С учетом документов – опять абсурд. Твардовский, зная, что роман официально признан антисоветским, попросил один экземпляр рукописи у Гроссмана. Тем самым предложил распространять «подрывную литературу». Уже смешно.
Еще смешней, что автор конфискованного романа питал «тайную надежду» опубликовать его в «Новом мире», для чего и передал рукопись главреду. Стало быть, распространял антисоветскую литературу с ведома и согласия Твардовского.
Абсурд не столь заметен, если не учитывать документы. Поверить, что даже осенью 1961 года оставалось еще немало времени до «рокового заседания редколлегии». Ну а далее мемуарист рассказал, как после конфискации рукописей «к Гроссману чуть ли не в полночь приехал Твардовский, трезвый. Он сказал, что роман гениальный. Потом, выпив, плакал: “Нельзя у нас писать правду, нет свободы”. Говорил: “Напрасно ты отдал бездарному Кожевникову. Ему до рубля девяти с половиной гривен не хватает. Я бы тоже не напечатал, разве что батальные сцены. Но не сделал бы такой подлости, ты меня знаешь”. По его словам, рукопись романа была передана “куда надо” Кожевниковым».
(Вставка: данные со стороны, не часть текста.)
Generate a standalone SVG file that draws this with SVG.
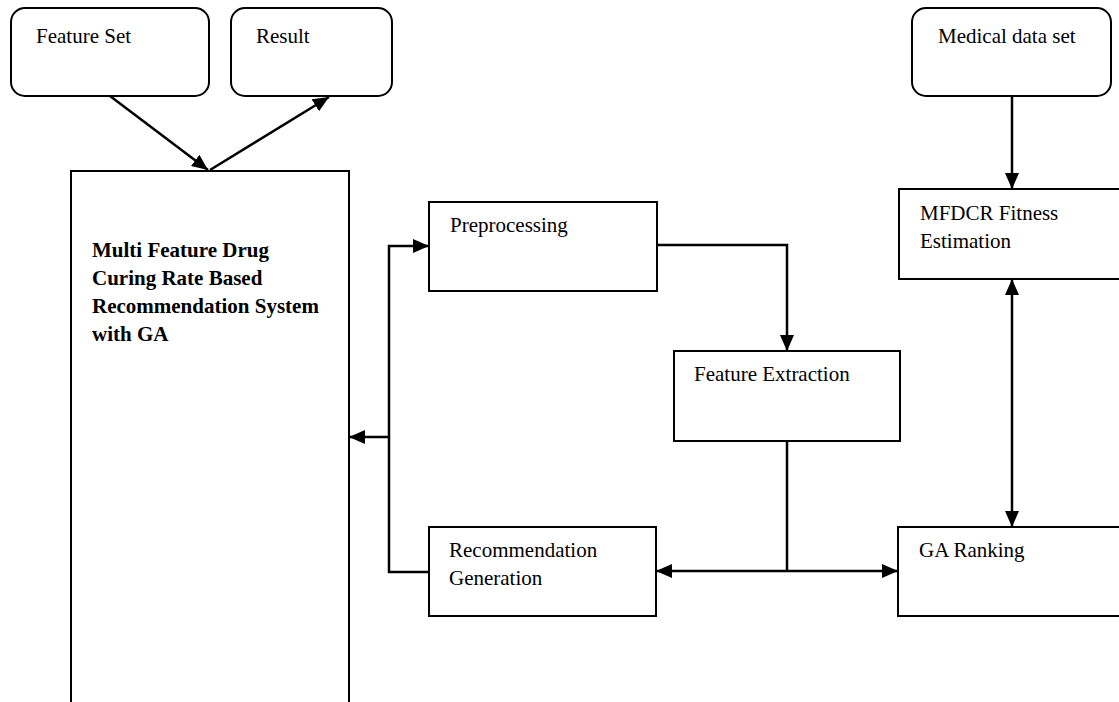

Так Липкин обосновал главную инвективу в адрес Кожевникова. Донос. И сослался на Гроссмана, получившего сведения от новомирского главреда. Ну а тому – по должности – полагалось бывать в ЦК партии. Значит, понятно, где Твардовского информировали.
Все же мемуары литераторов – художественная литература. Разной, конечно, степени художественности. Но в любом случае автор не может не увлечься творческой задачей. Вот и Липкин опять увлекся, а потому не заметил, что сам же указал: «В феврале 1961 года роман был арестован».
Очевидно, что сочинена вся история о примирении в Коктебеле осенью 1961 года, а также просьбе Твардовского, его визите, слезах и резких суждениях. Разве что одна фраза, возможно, не выдумана – про «батальные сцены».
Почти десятью годами ранее, 15 марта 1950 года, Гроссман описывал в дневнике встречу с главредом «Нового мира». Отмечено: «Твардовский заявил мне, что печатать может только военные главы, против остального резко и грубо возражал».
Похоже, мемуарист некогда слышал кое-что от Гросссмана, а услышанное экстраполировал на ситуацию 1960 года. Запоминающаяся деталь создает впечатление достоверности. И оно усиливается, если повествователь ссылается на контекст, известный читателю.
Липкин был опытным литератором, такой прием использовал часто. К примеру, рассуждая о том, что Некрасов «загулял», имплицитно ссылался на его репутацию гуляки. Аналогичной ссылкой обосновано и поведение Твардовского: приехал трезвый, а «выпив, плакал».
Деталь за деталью, и картина готова. Если верить мемуаристу, Гроссман сообщил, причем смеясь, что опять «водки не хватило. Твардовский злился, мучился. Вдруг он мне заявил: “Все вы, интеллигентики, думаете только о себе, о тридцать седьмом годе, а до того, что Сталин натворил во время коллективизации, погубил миллионы мужиков, – до этого тебе дела нет”. И тут он стал мне пересказывать мои же слова из “Жизни и судьбы”. “Саша, одумайся, об этом я же написал в романе”. Глаза у него стали сначала растерянными, потом какими-то бессмысленными, он низко опустил голову, сбоку с его губ потекла струйка».